When floating IPs are tied to routing paths, identity becomes implicit. Debugging requires knowledge of the underlying topology, and small changes can have wider and less predictable effects. Reducing indirection reduces operational risk.

Saving public IPs as a consequence, not a goal

This pattern does not attempt to optimize public IP usage directly. It achieves it as a side effect of a clearer design.

Public IPs are consumed only where a workload truly requires external access, where that access is intentional, and where the association can be justified and documented. Most services remain private by default. No duplicated gateways are introduced, and no shared egress paths are forced.

Public IP consumption decreases naturally because fewer components need to be exposed.

When this pattern fits best

This approach works particularly well for enterprise application platforms, environments with clear service boundaries, teams that value operational clarity, and architectures that grow by services rather than by tenants.

It is not designed for heavy multi-tenant routing scenarios, network-as-a-service models, or environments where transit routing is a core requirement.
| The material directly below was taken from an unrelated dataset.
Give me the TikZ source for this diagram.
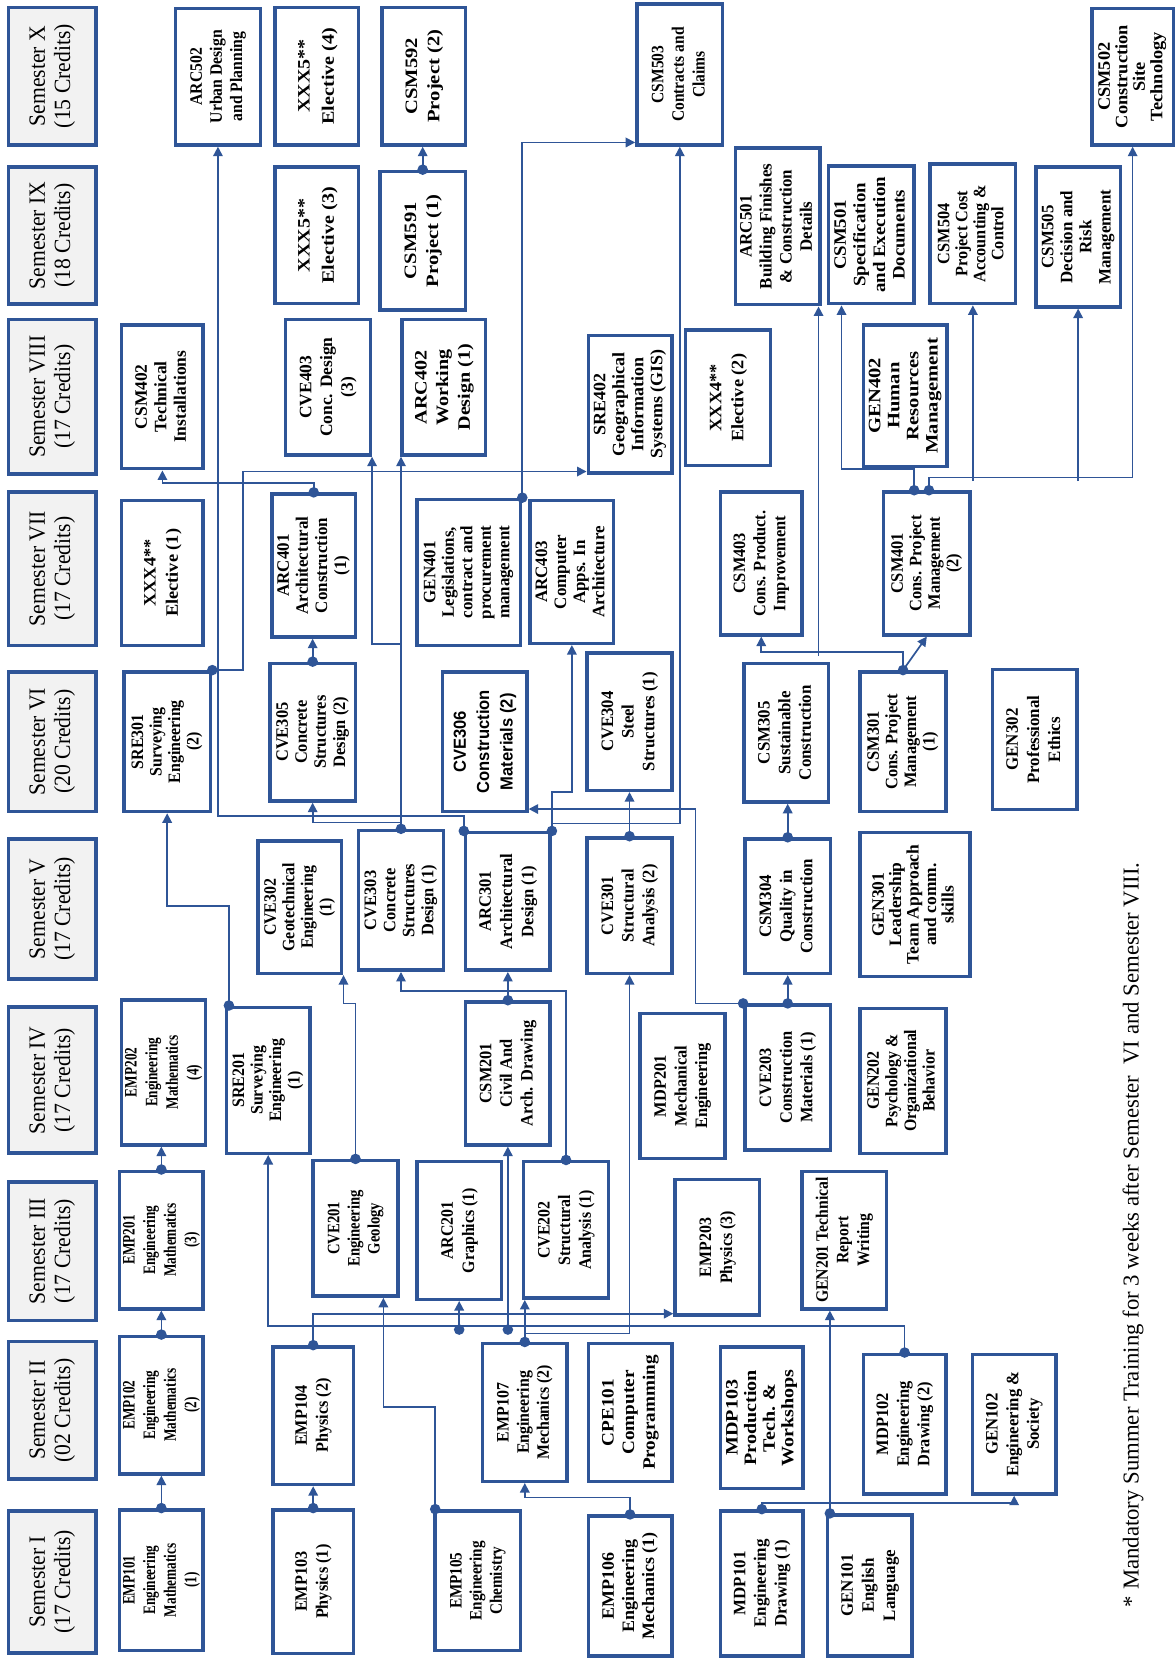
\documentclass[tikz,border=0pt]{standalone}
\usepackage{fontspec}
\setmainfont{Liberation Serif}
\newfontfamily\cvsans{Liberation Sans}
\usetikzlibrary{arrows.meta,calc}
\definecolor{bc}{RGB}{47,85,151}
\definecolor{hdr}{RGB}{242,242,242}
\newcommand\rtx[4]{\rotatebox{90}{\scalebox{#1}[1]{\fontsize{#2}{#3}\selectfont\begin{tabular}{@{}c@{}}#4\end{tabular}}}}
\newcommand\cbox[9]{\node[course, minimum width={(#4)-(#2)}, minimum height={(#5)-(#3)}] (#1) at ({((#2)+(#4))/2},{((#3)+(#5))/2}) {\rtx{#6}{#7}{#8}{#9}};}
\newcommand\sembox[4]{\node[semhead, minimum width=83, minimum height={(#3)-(#2)}] (#1) at (49.5,{((#2)+(#3))/2}) {\rtx{0.93}{22}{24}{#4}};}
\newcommand\dt[1]{\fill[bc] #1 circle[radius=5pt];}
\tikzset{
  course/.style={draw=bc, line width=3.3pt, fill=white, inner sep=0pt, font=\bfseries},
  semhead/.style={draw=bc, line width=3.5pt, fill=hdr, inner sep=0pt},
  arr/.style={draw=bc, line width=1.6pt, -{Triangle[length=9pt,width=9pt]}},
}
\begin{document}
\begin{tikzpicture}[x=1pt,y=-1pt]
\fill[white] (0,0) rectangle (1111,1568);
\useasboundingbox (0,0) rectangle (1111,1568);
% semester headers
\sembox{hX}{7}{137}{Semester X\\(15 Credits)}
\sembox{hIX}{158}{287}{Semester IX\\(18 Credits)}
\sembox{hVIII}{302}{448}{Semester VIII\\(17 Credits)}
\sembox{hVII}{465}{610}{Semester VII\\(17 Credits)}
\sembox{hVI}{635}{767}{Semester VI\\(20 Credits)}
\sembox{hV}{793}{925}{Semester V\\(17 Credits)}
\sembox{hIV}{952}{1090}{Semester IV\\(17 Credits)}
\sembox{hIII}{1117}{1248}{Semester III\\(17 Credits)}
\sembox{hII}{1268}{1398}{Semester II\\(02 Credits)}
\sembox{hI}{1428}{1562}{Semester I\\(17 Credits)}
% Semester X
\cbox{arc502}{166}{8}{246}{137}{0.9}{16.5}{19}{ARC502\\Urban Design\\and Planning}
\cbox{xxx5b}{260}{7}{339}{137}{1.15}{16.5}{23}{XXX5**\\Elective (4)}
\cbox{csm592}{361}{7}{440}{137}{1.18}{16.5}{21}{CSM592\\Project (2)}
\cbox{csm503}{602}{4}{683}{137}{0.89}{16.5}{19.5}{CSM503\\Contracts and\\Claims}
\cbox{csm502}{1032}{8}{1109}{137}{1.05}{16.5}{16.5}{CSM502\\Construction\\Site\\Technology}
% Semester IX
\cbox{xxx5a}{260}{158}{339}{287}{1.15}{16.5}{23}{XXX5**\\Elective (3)}
\cbox{csm591}{359}{162}{440}{293}{1.18}{16.5}{21}{CSM591\\Project (1)}
\cbox{arc501}{695}{140}{775}{288}{0.97}{16.5}{19}{ARC501\\Building Finishes\\\& Construction\\Details}
\cbox{csm501}{783}{157}{864}{287}{1.08}{16.5}{18.5}{CSM501\\Specification\\and Execution\\Documents}
\cbox{csm504}{879}{155}{960}{287}{0.93}{16.5}{17}{CSM504\\Project Cost\\Accounting \&\\Control}
\cbox{csm505}{979}{158}{1059}{290}{0.97}{16.5}{18}{CSM505\\Decision and\\Risk\\Management}
% Semester VIII
\cbox{csm402}{115}{307}{192}{443}{1}{16.5}{18.5}{CSM402\\Technical\\Installations}
\cbox{cve403}{270}{302}{350}{430}{1}{16.5}{19.5}{CVE403\\Conc. Design\\(3)}
\cbox{arc402}{380}{302}{459}{430}{1.15}{16.5}{20.5}{ARC402\\Working\\Design (1)}
\cbox{sre402}{556}{317}{635}{447}{1.03}{16.5}{18}{SRE402\\Geographical\\Information\\Systems (GIS)}
\cbox{xxx4b}{648}{312}{728}{440}{1.05}{16.5}{21}{XXX4**\\Elective (2)}
\cbox{gen402}{816}{307}{895}{441}{1.18}{16.5}{18}{GEN402\\Human\\Resources\\Management}
% Semester VII
\cbox{xxx4a}{115}{473}{192}{610}{1.05}{16.5}{21}{XXX4**\\Elective (1)}
\cbox{arc401}{257}{467}{336}{602}{0.97}{16.5}{18}{ARC401\\Architectural\\Construction\\(1)}
\cbox{gen401}{394}{472}{492}{610}{0.97}{16.5}{17.5}{GEN401\\Legislations,\\contract and\\procurement\\management}
\cbox{arc403}{501}{473}{580}{608}{0.97}{16.5}{18}{ARC403\\Computer\\Apps. In\\Architecture}
\cbox{csm403}{681}{465}{758}{600}{0.94}{16.5}{19}{CSM403\\Cons. Product.\\Improvement}
\cbox{csm401}{835}{465}{917}{600}{0.94}{16.5}{17.5}{CSM401\\Cons. Project\\Management\\(2)}
% Semester VI
\cbox{sre301}{117}{635}{199}{767}{0.91}{16.5}{17.5}{SRE301\\Surveying\\Engineering\\(2)}
\cbox{cve305}{255}{627}{336}{757}{0.94}{16.5}{18}{CVE305\\Concrete\\Structures\\Design (2)}
\node[course, font=\cvsans\bfseries, minimum width=80, minimum height=132] (cve306) at (458,701) {\rtx{0.95}{16.5}{22}{CVE306\\Construction\\Materials (2)}};
\cbox{cve304}{555}{617}{635}{747}{0.96}{16.5}{19.5}{CVE304\\Steel\\Structures (1)}
\cbox{csm305}{703}{627}{783}{758}{0.97}{16.5}{19.5}{CSM305\\Sustainable\\Construction}
\cbox{csm301}{813}{635}{894}{767}{0.94}{16.5}{17.5}{CSM301\\Cons. Project\\Management\\(1)}
\cbox{gen302}{938}{633}{1018}{765}{0.97}{16.5}{20}{GEN302\\Professional\\Ethics}
% Semester V
\cbox{cve302}{244}{795}{323}{920}{0.91}{16.5}{17.5}{CVE302\\Geotechnical\\Engineering\\(1)}
\cbox{cve303}{339}{785}{419}{917}{0.94}{16.5}{18}{CVE303\\Concrete\\Structures\\Design (1)}
\cbox{arc301}{440}{787}{520}{917}{0.95}{16.5}{20}{ARC301\\Architectural\\Design (1)}
\cbox{cve301}{555}{792}{635}{920}{0.94}{16.5}{19.5}{CVE301\\Structural\\Analysis (2)}
\cbox{csm304}{704}{793}{785}{920}{0.97}{16.5}{19.5}{CSM304\\Quality in\\Construction}
\cbox{gen301}{813}{787}{917}{923}{1}{16.5}{16.5}{GEN301\\Leadership\\Team Approach\\and comm.\\skills}
% Semester IV
\cbox{emp202}{115}{945}{194}{1082}{0.76}{16.5}{19.5}{EMP202\\Engineering\\Mathematics\\(4)}
\cbox{sre201}{214}{952}{293}{1090}{0.91}{16.5}{17.5}{SRE201\\Surveying\\Engineering\\(1)}
\cbox{csm201}{440}{947}{520}{1082}{0.94}{16.5}{19.5}{CSM201\\Civil And\\Arch. Drawing}
\cbox{mdp201}{605}{958}{685}{1095}{0.94}{16.5}{19.5}{MDP201\\Mechanical\\Engineering}
\cbox{cve203}{704}{950}{785}{1087}{0.94}{16.5}{19.5}{CVE203\\Construction\\Materials (1)}
\cbox{gen202}{813}{953}{894}{1090}{0.91}{16.5}{17.5}{GEN202\\Psychology \&\\Organizational\\Behavior}
% Semester III
\cbox{emp201}{113}{1107}{192}{1237}{0.76}{16.5}{19.5}{EMP201\\Engineering\\Mathematics\\(3)}
\cbox{cve201}{296}{1097}{376}{1225}{0.84}{16.5}{19}{CVE201\\Engineering\\Geology}
\cbox{arc201}{394}{1098}{474}{1228}{0.91}{16.5}{20}{ARC201\\Graphics (1)}
\cbox{cve202}{495}{1098}{575}{1227}{0.91}{16.5}{19.5}{CVE202\\Structural\\Analysis (1)}
\cbox{emp203}{638}{1115}{718}{1243}{0.91}{16.5}{20}{EMP203\\Physics (3)}
\cbox{gen201}{758}{1107}{838}{1237}{0.9}{16.5}{19.5}{GEN201 Technical\\Report\\Writing}
% Semester II
\cbox{emp102}{113}{1263}{192}{1393}{0.76}{16.5}{19.5}{EMP102\\Engineering\\Mathematics\\(2)}
\cbox{emp104}{258}{1273}{334}{1403}{0.93}{16.5}{20}{EMP104\\Physics (2)}
\cbox{emp107}{456}{1270}{536}{1400}{0.91}{16.5}{19}{EMP107\\Engineering\\Mechanics (2)}
\cbox{cpe101}{556}{1270}{635}{1400}{1.1}{16.5}{19.5}{CPE101\\Computer\\Programming}
\cbox{mdp103}{681}{1273}{759}{1407}{1.15}{16.5}{17.6}{MDP103\\Production\\Tech. \&\\Workshops}
\cbox{mdp102}{816}{1280}{894}{1412}{0.94}{16.5}{19.5}{MDP102\\Engineering\\Drawing (2)}
\cbox{gen102}{919}{1280}{998}{1412}{0.96}{16.5}{19.5}{GEN102\\Engineering \&\\Society}
% Semester I
\cbox{emp101}{113}{1427}{192}{1560}{0.76}{16.5}{19.5}{EMP101\\Engineering\\Mathematics\\(1)}
\cbox{emp103}{258}{1427}{334}{1563}{0.93}{16.5}{20}{EMP103\\Physics (1)}
\cbox{emp105}{411}{1428}{492}{1560}{0.87}{16.5}{19}{EMP105\\Engineering\\Chemistry}
\cbox{emp106}{556}{1433}{635}{1565}{1.03}{16.5}{19}{EMP106\\Engineering\\Mechanics (1)}
\cbox{mdp101}{681}{1428}{759}{1565}{0.97}{16.5}{19.5}{MDP101\\Engineering\\Drawing (1)}
\cbox{gen101}{782}{1432}{862}{1565}{0.97}{16.5}{20}{GEN101\\English\\Language}
% footnote
\node[rotate=90, inner sep=0pt, font=\fontsize{21.5}{24}\selectfont] (note) at (1071,1167) {* Mandatory Summer Training for 3 weeks after Semester\ \ VI and Semester VIII.};
% connectors
\draw[arr] (emp101.north) -- (emp101.north |- emp102.south);
\draw[arr] (emp102.north) -- (emp102.north |- emp201.south);
\draw[arr] (emp201.north) -- (emp201.north |- emp202.south);
\draw[arr] (emp103.north) -- (emp103.north |- emp104.south);
\draw[arr] (emp104.north) |- ($(emp203.south west)+(0,-3)$);
\draw[arr] ($(emp105.north west)+(2,0)$) |- ($(cve201.south west)+(68,103)$) -- ($(cve201.south west)+(68,0)$);
\draw[arr] (emp106.north) -- ++(0,-16) -| (emp107.south);
\draw[arr] (emp107.north) -- (emp107.north |- cve202.south);
\draw[arr] (emp107.north) -- ++(0,-8) -| (cve301.south);
\draw[arr] (mdp102.north) -- ++(0,-25) -| (sre201.south);
\draw[arr] ($(arc201.south)+(0,27)$) -- (arc201.south);
\draw[arr] ($(csm201.south)+(0,173)$) -- (csm201.south);
\draw[arr] (mdp101.north) -- ++(0,-6) -| (gen102.south);
\draw[arr] ($(gen101.north west)+(4,0)$) -- ($(gen201.south west)+(28,0)$);
\draw[arr] (cve201.north) -- ++(0,-147) -| (cve302.south east);
\draw[arr] (cve202.north) -- ++(0,-160) -| (cve303.south);
\draw[arr] (csm201.north) -- (csm201.north |- arc301.south);
\draw[arr] ($(sre201.north west)+(4,0)$) -- ++(0,-94) -| (sre301.south);
\draw[arr] (cve203.north west) -- ++(-45,0) |- ($(cve306.south east)+(0,-4)$);
\draw[arr] (cve203.north) -- (cve203.north |- csm304.south);
\draw[arr] (csm304.north) -- (csm304.north |- csm305.south);
\draw[arr] (cve301.north) -- (cve301.north |- cve304.south);
\draw[arr] (arc301.north east) -- ++(0,-37) -| (arc403.south);
\draw[arr] (arc301.north east) -- ++(0,-7) -| (csm503.south);
\draw[arr] (arc301.north west) -- ++(0,-14) -| (arc502.south);
\draw[arr] (cve303.north) -- (cve303.north |- arc402.south);
\draw[arr] ($(cve303.north)+(0,-175)$) -| (cve403.south east);
\draw[arr] (cve303.north) -- ++(0,-6) -| (cve305.south);
\draw[arr] (cve305.north) -- (cve305.north |- arc401.south);
\draw[arr] (arc401.north) -- ++(0,-9) -| (csm402.south);
\draw[arr] (sre301.north east) -- ++(29,0) |- ($(sre402.south west)+(0,-3)$);
\draw[arr] (gen401.north east) |- ($(csm503.south west)+(0,-4)$);
\draw[arr] (csm591.north) -- (csm591.north |- csm592.south);
\draw[arr] (csm301.north) -- (csm401.south);
\draw[arr] (csm301.north) -- ++(0,-17) -| (csm403.south);
\draw[arr] ($(arc501.south east)+(-3,330)$) -- ($(arc501.south east)+(-3,0)$);
\draw[arr] ($(csm401.north)+(-12,0)$) -- ++(0,-20) -| ($(csm501.south west)+(14,0)$);
\draw[arr] ($(csm401.north)+(2,0)$) -- ++(0,-12) -| (csm502.south);
\draw[arr] ($(csm504.south)+(0,166)$) -- (csm504.south);
\draw[arr] ($(csm505.south)+(0,163)$) -- (csm505.south);
% dots
\dt{(emp101.north)} \dt{(emp102.north)} \dt{(emp201.north)} \dt{(emp103.north)}
\dt{(emp104.north)} \dt{($(emp105.north west)+(2,0)$)} \dt{(emp106.north)} \dt{(emp107.north)}
\dt{(mdp102.north)} \dt{(mdp101.north)} \dt{($(gen101.north west)+(4,0)$)}
\dt{($(arc201.south)+(0,27)$)} \dt{($(csm201.south)+(0,173)$)}
\dt{(cve201.north)} \dt{(cve202.north)} \dt{(csm201.north)} \dt{($(sre201.north west)+(4,0)$)}
\dt{(cve203.north west)} \dt{(cve203.north)} \dt{(csm304.north)} \dt{(cve301.north)}
\dt{(arc301.north east)} \dt{(arc301.north west)} \dt{(cve303.north)} \dt{(cve305.north)}
\dt{(arc401.north)} \dt{(sre301.north east)} \dt{(gen401.north east)} \dt{(csm591.north)}
\dt{(csm301.north)} \dt{($(csm401.north)+(-12,0)$)} \dt{($(csm401.north)+(2,0)$)}
\end{tikzpicture}
\end{document}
Not every environment needs a transit architecture.

A note on what could come next

One final consideration is worth mentioning.

Having the option to manage this flow directly at the VPC gateway level with more granular capabilities would be extremely valuable. In particular, being able to handle use cases such as port forwarding without consuming additional public IPs would open up very practical design options.

In many environments, a single public IP combined with controlled port-level exposure would be more than sufficient. It would allow teams to keep the architecture simple, avoid unnecessary IP consumption, and still meet real operational requirements.

The patterns described in this series work well today within the current constructs. Extending the VPC gateway with richer ingress and egress capabilities would make these designs even more effective, without forcing architects to reintroduce complexity elsewhere.

Simplicity does not mean giving up flexibility. It often just means moving it to the right place.